The turning point for ‘New Years’ came when I began writing lyrics. I was in a much happier place in my life when this song started to find form, and as such, I was trying to write “happy” lyrics for it but it wasn’t meant to be. Try as I might like to write something positive, it just didn’t feel genuine. I felt like I was forcing it, I had hit a wall, so I stopped trying and just settled for the pretty little riffs as an instrumental, piece effectively shelving ‘New Years’ until it felt right to write for it again.
This feeling of uncertainty and second-guessing was something that followed the record throughout its creation. If I’m wholly honest, during much of the writing process, I felt as though I was being followed by a shadowy figure, that sucked away at my “head in the clouds” excitement with new songs and replaced the positive abandon with a sense of dread and anxiety I’ve never felt before when writing. However, in the end, it was this anxiety and dread that would encourage me to go deeper and more brutally honest than I’ve ever been before. This record lyrically symbolises a huge emotional purge for me, the truest, saddest and most brutal offloading of feelings, memories and worries that I have ever allowed myself to make.

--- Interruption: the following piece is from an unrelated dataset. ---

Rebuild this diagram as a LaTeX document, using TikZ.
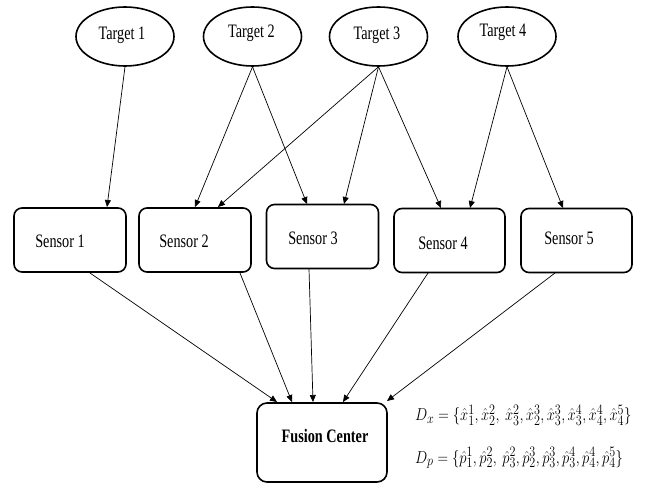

Where ‘Year One’ was a pop record, full of hooks and big songs to balance the melancholic rollercoaster of the lyrics beneath, ‘Two Sides’ is an open and honest conversation with the listener, where I admit that I’ve not been feeling okay, that I’ve been suffocating with sadness and choking on my own memories, but that feeling like that and realising that is perfectly okay too. It’s a record about self-doubt, self-loathing, fear and panic, but ultimately coming through all of that and finding your feet beyond the bleak chapter.
‘Two Sides’ is definitely the saddest and most honest collection of songs I’ve ever written, but it’s exciting to feel something so raw and then make this beautiful thing out of it. That’s what Brightr will always be for me, a place to make the sadder things beautiful and find hope in the bleakest of situations.
‘Two Sides’ EP by Brightr is released on 5th April on No Reason Records / Penultimate Records / Lockjaw Records.